[Exercise goal]:
Retype nothing but the lines from the start of the material up to and including the line with "0.40, 0.386, 0.373, 0.359, 0.35, 0.345, 0.331]". Pictures don't belong in the copy.

[Material provided]:
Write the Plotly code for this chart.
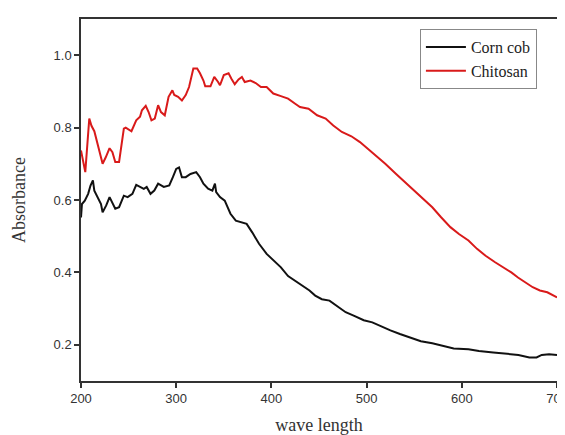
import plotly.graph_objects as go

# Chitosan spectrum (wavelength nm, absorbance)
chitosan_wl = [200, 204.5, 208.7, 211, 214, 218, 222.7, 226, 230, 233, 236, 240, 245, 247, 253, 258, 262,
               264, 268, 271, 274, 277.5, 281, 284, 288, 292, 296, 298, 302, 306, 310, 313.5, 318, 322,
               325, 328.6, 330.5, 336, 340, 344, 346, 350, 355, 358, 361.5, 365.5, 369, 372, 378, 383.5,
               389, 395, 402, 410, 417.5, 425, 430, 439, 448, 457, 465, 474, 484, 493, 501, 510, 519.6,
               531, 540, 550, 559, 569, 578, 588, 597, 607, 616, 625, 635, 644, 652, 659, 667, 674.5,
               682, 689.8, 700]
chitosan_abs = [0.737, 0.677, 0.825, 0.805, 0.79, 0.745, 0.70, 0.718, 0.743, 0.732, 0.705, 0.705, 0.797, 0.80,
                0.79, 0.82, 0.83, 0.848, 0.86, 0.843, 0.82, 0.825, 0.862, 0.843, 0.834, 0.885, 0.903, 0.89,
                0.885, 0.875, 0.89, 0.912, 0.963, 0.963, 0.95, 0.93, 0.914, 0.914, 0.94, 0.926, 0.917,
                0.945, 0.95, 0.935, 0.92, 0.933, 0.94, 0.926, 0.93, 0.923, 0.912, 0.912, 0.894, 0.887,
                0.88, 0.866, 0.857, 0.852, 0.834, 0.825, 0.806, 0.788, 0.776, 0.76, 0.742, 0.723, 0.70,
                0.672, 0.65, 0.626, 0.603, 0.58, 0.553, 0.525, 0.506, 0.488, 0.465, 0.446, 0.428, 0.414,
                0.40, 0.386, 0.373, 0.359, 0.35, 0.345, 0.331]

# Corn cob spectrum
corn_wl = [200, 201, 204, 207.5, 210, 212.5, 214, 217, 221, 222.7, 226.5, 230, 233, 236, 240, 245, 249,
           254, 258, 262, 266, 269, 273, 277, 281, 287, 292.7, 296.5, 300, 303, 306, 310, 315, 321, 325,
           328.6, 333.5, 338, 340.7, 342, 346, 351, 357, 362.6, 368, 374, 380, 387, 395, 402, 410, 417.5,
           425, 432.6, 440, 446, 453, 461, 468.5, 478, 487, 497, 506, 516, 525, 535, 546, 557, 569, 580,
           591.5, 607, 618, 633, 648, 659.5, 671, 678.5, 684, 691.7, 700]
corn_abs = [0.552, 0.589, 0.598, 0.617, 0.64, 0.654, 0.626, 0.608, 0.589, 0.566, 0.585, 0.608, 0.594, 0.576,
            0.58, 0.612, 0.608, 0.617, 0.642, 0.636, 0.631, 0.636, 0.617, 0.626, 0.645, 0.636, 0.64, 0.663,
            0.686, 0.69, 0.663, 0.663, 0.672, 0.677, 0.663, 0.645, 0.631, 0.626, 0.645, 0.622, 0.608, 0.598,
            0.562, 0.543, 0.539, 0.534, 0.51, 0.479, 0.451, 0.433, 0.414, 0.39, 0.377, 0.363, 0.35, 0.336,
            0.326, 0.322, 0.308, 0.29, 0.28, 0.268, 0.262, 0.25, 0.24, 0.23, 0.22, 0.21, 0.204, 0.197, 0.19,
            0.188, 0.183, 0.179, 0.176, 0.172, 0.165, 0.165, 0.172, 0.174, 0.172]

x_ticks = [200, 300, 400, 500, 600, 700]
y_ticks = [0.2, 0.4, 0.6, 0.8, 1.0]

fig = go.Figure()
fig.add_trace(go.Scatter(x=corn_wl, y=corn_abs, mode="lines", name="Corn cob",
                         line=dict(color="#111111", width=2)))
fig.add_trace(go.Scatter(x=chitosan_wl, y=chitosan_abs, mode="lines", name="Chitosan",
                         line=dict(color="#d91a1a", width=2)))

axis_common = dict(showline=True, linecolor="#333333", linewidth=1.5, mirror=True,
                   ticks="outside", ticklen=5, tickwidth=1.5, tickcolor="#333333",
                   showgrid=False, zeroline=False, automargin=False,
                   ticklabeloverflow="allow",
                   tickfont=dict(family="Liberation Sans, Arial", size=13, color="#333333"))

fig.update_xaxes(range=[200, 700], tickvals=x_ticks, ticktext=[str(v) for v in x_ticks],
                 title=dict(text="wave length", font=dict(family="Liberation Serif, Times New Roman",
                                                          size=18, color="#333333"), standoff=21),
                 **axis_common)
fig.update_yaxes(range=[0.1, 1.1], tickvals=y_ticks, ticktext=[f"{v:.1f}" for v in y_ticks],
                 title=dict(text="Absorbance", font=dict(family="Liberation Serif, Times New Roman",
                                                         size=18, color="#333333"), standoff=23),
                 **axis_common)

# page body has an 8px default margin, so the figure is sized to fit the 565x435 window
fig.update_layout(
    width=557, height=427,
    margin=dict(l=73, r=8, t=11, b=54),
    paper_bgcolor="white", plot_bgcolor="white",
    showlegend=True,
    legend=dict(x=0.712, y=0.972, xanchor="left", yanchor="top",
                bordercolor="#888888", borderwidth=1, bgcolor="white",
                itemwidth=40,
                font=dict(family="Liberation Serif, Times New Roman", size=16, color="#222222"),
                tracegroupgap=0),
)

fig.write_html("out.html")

[Answer for this exercise]:
Write the Plotly code for this chart.
import plotly.graph_objects as go

# Chitosan spectrum (wavelength nm, absorbance)
chitosan_wl = [200, 204.5, 208.7, 211, 214, 218, 222.7, 226, 230, 233, 236, 240, 245, 247, 253, 258, 262,
               264, 268, 271, 274, 277.5, 281, 284, 288, 292, 296, 298, 302, 306, 310, 313.5, 318, 322,
               325, 328.6, 330.5, 336, 340, 344, 346, 350, 355, 358, 361.5, 365.5, 369, 372, 378, 383.5,
               389, 395, 402, 410, 417.5, 425, 430, 439, 448, 457, 465, 474, 484, 493, 501, 510, 519.6,
               531, 540, 550, 559, 569, 578, 588, 597, 607, 616, 625, 635, 644, 652, 659, 667, 674.5,
               682, 689.8, 700]
chitosan_abs = [0.737, 0.677, 0.825, 0.805, 0.79, 0.745, 0.70, 0.718, 0.743, 0.732, 0.705, 0.705, 0.797, 0.80,
                0.79, 0.82, 0.83, 0.848, 0.86, 0.843, 0.82, 0.825, 0.862, 0.843, 0.834, 0.885, 0.903, 0.89,
                0.885, 0.875, 0.89, 0.912, 0.963, 0.963, 0.95, 0.93, 0.914, 0.914, 0.94, 0.926, 0.917,
                0.945, 0.95, 0.935, 0.92, 0.933, 0.94, 0.926, 0.93, 0.923, 0.912, 0.912, 0.894, 0.887,
                0.88, 0.866, 0.857, 0.852, 0.834, 0.825, 0.806, 0.788, 0.776, 0.76, 0.742, 0.723, 0.70,
                0.672, 0.65, 0.626, 0.603, 0.58, 0.553, 0.525, 0.506, 0.488, 0.465, 0.446, 0.428, 0.414,
                0.40, 0.386, 0.373, 0.359, 0.35, 0.345, 0.331]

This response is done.